Identify each line below that contains the word "this", and copy it out.
[start of Data excerpts]
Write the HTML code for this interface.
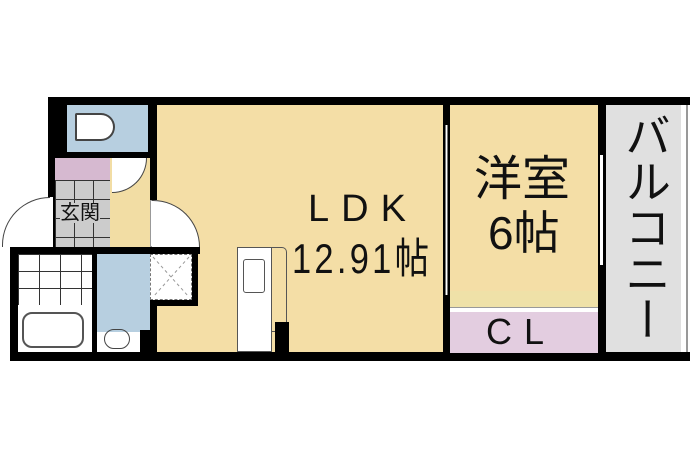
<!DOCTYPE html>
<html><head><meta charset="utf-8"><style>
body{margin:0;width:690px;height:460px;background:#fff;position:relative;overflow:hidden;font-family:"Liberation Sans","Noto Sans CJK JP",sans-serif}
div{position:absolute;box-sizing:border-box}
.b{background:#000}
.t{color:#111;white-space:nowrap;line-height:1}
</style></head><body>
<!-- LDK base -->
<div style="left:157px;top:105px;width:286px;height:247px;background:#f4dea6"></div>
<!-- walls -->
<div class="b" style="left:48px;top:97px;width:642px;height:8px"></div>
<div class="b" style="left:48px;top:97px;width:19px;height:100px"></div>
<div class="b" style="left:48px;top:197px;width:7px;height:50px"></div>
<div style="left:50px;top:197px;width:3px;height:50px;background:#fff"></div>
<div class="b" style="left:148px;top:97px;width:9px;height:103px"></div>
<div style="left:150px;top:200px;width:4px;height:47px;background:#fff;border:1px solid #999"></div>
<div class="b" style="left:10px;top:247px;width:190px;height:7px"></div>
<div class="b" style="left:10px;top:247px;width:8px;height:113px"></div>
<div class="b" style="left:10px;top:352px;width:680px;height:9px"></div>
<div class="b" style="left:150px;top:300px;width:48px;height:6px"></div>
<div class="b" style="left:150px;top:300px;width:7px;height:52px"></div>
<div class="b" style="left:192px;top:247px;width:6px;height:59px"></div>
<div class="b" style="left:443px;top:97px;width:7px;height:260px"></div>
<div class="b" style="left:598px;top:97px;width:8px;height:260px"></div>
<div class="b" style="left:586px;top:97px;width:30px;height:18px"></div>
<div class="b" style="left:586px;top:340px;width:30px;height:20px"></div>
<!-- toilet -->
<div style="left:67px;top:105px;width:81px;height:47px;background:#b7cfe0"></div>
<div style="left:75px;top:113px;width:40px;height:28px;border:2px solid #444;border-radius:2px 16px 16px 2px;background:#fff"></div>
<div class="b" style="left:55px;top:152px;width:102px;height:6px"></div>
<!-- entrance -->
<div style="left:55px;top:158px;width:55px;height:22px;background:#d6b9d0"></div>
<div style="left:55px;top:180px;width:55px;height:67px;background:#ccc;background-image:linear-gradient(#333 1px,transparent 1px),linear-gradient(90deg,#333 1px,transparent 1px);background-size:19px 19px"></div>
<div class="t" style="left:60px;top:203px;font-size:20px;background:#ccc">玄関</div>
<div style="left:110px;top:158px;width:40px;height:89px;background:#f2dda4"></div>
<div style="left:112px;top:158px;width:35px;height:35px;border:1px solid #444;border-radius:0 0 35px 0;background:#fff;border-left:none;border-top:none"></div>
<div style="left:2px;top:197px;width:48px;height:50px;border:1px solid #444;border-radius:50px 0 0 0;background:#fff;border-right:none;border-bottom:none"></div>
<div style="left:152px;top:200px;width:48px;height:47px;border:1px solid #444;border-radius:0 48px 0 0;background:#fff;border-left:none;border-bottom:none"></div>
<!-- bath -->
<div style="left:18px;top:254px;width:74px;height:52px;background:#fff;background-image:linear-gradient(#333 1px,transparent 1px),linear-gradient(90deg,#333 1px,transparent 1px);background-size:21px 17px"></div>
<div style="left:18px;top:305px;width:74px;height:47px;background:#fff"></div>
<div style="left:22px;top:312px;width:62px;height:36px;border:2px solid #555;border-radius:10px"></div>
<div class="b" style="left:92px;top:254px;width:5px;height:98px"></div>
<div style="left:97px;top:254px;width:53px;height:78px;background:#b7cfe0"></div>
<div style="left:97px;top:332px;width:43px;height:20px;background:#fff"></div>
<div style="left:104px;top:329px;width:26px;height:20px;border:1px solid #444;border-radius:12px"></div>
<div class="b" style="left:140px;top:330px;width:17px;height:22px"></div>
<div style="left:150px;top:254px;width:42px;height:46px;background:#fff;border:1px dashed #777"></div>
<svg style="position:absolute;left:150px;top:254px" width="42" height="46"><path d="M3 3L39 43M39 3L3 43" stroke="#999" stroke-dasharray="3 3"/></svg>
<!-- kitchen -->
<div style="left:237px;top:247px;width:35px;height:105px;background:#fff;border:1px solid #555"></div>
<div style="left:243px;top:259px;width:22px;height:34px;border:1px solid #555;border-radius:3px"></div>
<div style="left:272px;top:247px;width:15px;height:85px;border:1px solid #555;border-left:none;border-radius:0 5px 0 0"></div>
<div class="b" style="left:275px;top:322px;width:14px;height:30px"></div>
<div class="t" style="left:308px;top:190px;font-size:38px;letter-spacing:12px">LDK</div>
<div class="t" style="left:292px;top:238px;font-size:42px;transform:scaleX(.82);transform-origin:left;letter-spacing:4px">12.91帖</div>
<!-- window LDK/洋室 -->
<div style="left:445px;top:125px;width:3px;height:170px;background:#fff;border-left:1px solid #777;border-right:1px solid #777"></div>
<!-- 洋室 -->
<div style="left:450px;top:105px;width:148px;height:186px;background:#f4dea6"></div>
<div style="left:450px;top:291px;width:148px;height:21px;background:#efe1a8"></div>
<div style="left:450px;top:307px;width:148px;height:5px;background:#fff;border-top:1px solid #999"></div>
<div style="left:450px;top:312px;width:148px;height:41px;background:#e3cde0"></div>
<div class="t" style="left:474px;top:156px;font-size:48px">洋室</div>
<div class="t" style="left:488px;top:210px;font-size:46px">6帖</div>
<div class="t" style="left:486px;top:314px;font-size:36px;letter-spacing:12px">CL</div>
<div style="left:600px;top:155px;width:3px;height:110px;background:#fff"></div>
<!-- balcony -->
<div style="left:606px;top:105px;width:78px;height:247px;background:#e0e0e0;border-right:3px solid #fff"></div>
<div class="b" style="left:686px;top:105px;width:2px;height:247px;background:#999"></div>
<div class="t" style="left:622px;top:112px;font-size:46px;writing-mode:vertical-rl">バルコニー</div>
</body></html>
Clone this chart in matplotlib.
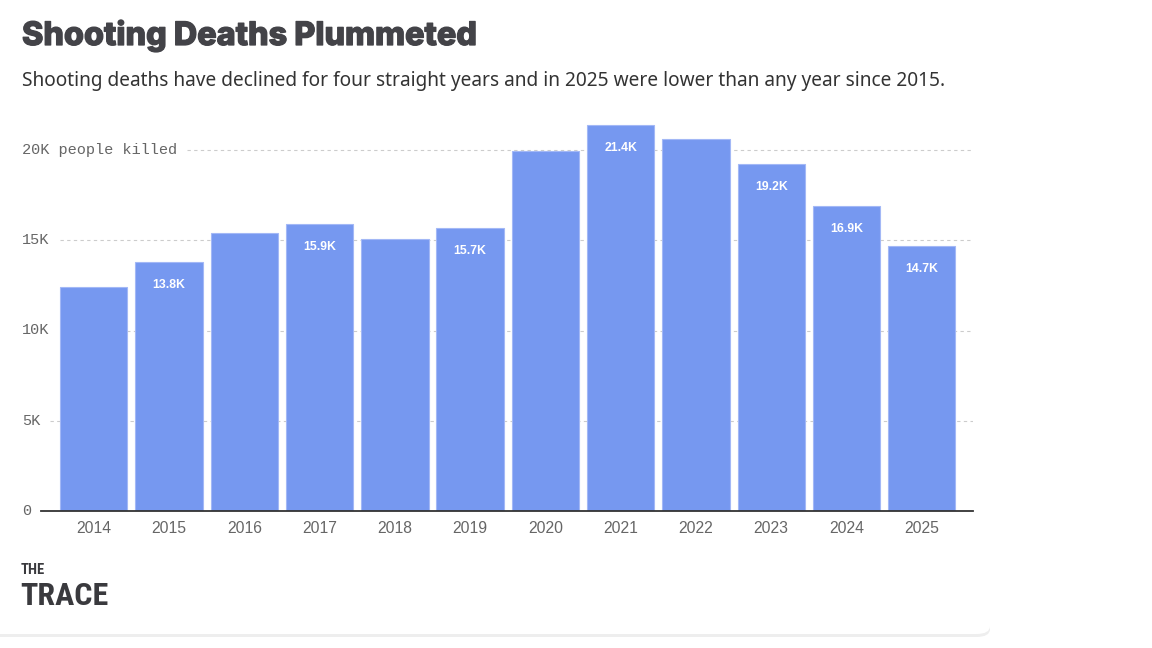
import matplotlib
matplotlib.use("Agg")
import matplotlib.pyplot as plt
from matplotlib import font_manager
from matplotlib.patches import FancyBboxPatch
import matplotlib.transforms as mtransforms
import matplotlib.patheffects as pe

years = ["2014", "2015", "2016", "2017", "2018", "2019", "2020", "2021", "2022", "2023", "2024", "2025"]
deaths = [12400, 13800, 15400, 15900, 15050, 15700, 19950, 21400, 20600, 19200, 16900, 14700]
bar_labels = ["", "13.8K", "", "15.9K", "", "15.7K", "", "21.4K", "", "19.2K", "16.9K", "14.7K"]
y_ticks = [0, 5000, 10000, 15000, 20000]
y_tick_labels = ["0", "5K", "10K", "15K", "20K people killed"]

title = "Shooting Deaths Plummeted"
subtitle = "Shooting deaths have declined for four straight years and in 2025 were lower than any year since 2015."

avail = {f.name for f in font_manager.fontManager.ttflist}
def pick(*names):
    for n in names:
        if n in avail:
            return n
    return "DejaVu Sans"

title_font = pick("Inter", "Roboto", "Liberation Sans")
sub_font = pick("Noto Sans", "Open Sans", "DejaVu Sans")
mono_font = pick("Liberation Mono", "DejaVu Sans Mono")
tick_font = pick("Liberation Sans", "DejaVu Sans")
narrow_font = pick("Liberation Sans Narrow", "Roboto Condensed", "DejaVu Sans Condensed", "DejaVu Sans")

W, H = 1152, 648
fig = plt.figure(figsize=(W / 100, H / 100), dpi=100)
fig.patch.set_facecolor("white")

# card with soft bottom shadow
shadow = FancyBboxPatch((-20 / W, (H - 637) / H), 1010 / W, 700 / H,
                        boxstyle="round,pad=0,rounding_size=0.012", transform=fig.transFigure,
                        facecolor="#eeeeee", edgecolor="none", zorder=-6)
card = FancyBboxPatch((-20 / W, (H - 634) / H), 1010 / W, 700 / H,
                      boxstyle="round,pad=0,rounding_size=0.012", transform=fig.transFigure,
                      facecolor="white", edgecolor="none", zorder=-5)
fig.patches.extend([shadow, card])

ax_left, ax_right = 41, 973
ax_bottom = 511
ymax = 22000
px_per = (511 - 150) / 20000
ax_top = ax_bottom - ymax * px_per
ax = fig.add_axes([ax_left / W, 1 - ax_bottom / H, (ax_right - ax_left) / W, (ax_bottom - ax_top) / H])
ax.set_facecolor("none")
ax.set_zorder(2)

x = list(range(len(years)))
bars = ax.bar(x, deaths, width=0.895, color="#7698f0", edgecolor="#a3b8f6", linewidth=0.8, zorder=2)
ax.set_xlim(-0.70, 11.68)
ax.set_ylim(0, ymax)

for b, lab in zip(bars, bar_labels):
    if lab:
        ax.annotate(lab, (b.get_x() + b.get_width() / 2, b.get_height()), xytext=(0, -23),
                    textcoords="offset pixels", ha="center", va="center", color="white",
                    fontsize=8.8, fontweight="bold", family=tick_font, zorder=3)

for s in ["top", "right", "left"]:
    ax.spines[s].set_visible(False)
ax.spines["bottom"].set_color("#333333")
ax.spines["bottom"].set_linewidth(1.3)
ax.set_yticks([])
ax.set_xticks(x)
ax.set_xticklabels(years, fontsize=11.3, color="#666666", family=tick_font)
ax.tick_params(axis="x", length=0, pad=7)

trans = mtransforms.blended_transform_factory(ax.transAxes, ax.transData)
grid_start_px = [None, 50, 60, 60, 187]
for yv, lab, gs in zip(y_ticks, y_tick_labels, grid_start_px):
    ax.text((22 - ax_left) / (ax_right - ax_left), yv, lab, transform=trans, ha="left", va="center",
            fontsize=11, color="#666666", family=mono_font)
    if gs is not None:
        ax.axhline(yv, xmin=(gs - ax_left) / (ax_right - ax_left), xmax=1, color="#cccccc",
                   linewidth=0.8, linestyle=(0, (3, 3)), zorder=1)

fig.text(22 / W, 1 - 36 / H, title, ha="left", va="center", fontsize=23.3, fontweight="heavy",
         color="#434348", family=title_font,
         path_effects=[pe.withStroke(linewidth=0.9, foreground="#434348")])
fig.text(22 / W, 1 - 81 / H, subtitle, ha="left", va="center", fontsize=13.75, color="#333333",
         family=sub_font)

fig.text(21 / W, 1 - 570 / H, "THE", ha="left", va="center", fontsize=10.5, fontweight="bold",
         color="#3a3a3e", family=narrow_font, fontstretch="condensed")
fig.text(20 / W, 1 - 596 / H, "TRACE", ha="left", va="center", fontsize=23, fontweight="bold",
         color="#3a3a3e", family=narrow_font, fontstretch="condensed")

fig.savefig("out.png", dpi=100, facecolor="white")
[end of Data excerpts]
Full output:
Write the HTML code for this interface.
Clone this chart in matplotlib.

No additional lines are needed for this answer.